Early commitments have become standard for college basketball. And as a result, some players decide to reopen their recruiting as they get closer to national signing day their senior year.

For Cranshaw, her decommitment had a lot to do with Georgia assistant coaches leaving the program for other SEC and ACC programs. She said she thought it was only fair to reevaluate a decision she had made when she was 14.

“Initially, I looked at things in perspective of their basketball success, and I didn’t really look at academic and athletic opportunities,” Cranshaw said when talking about the process leading up to her first commitment. “And I want to be a neurosurgeon one day. So that was a big part of George Washington.”

Cranshaw, who said she was also considering a few Ivy League schools, said the academics and the post-basketball opportunities made George Washington stand out.

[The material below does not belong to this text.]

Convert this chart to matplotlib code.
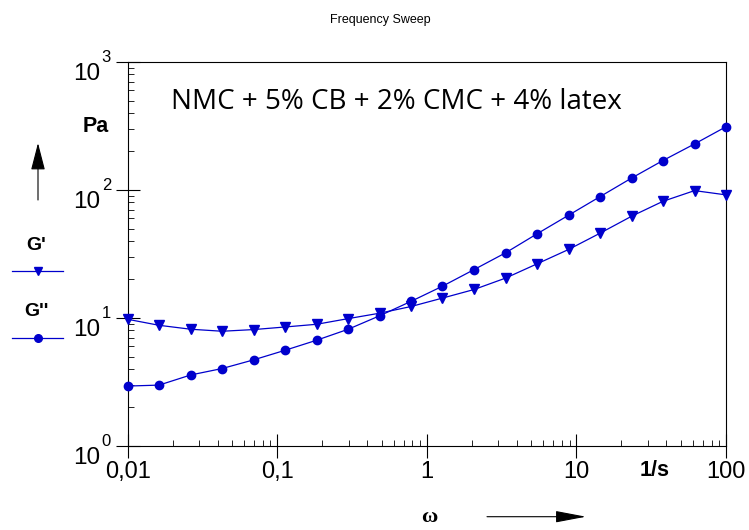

“Her big reason for going to a high-level (school) is her versatility,” said Brad Ridenour, Father Lopez girls basketball head coach. “I mean, her skill set is better, probably, than anybody we’ve seen here in Volusia County.”

Ridenour said her ability to shoot, pass, play defense and handle the ball make it easy for her to play both point guard and shooting guard and will help her get early playing time.

“I think I’ll play a lot of point guard and off-the-ball a little bit, too,” Cranshaw said. “They see me as a versatile player that can play on the perimeter — really, anywhere. They see me as a pretty intricate role in their system.”

In addition to the academic lure, the hire of Tsipis, who spent eight years as an assistant coach of powerhouse Notre Dame, signaled a shift in the program and made it appealing to Cranshaw.

“They were a perennial Top 25 program up until 2007-08, actually,” Cranshaw said. “I didn’t know that until I started to be recruited. They had some coaching changes, and I think they’re trying to bring back this new era of basketball and get them back to where they were.

“I think under the new coaching staff, that’s where they’re headed. I’m glad to be a part of it.”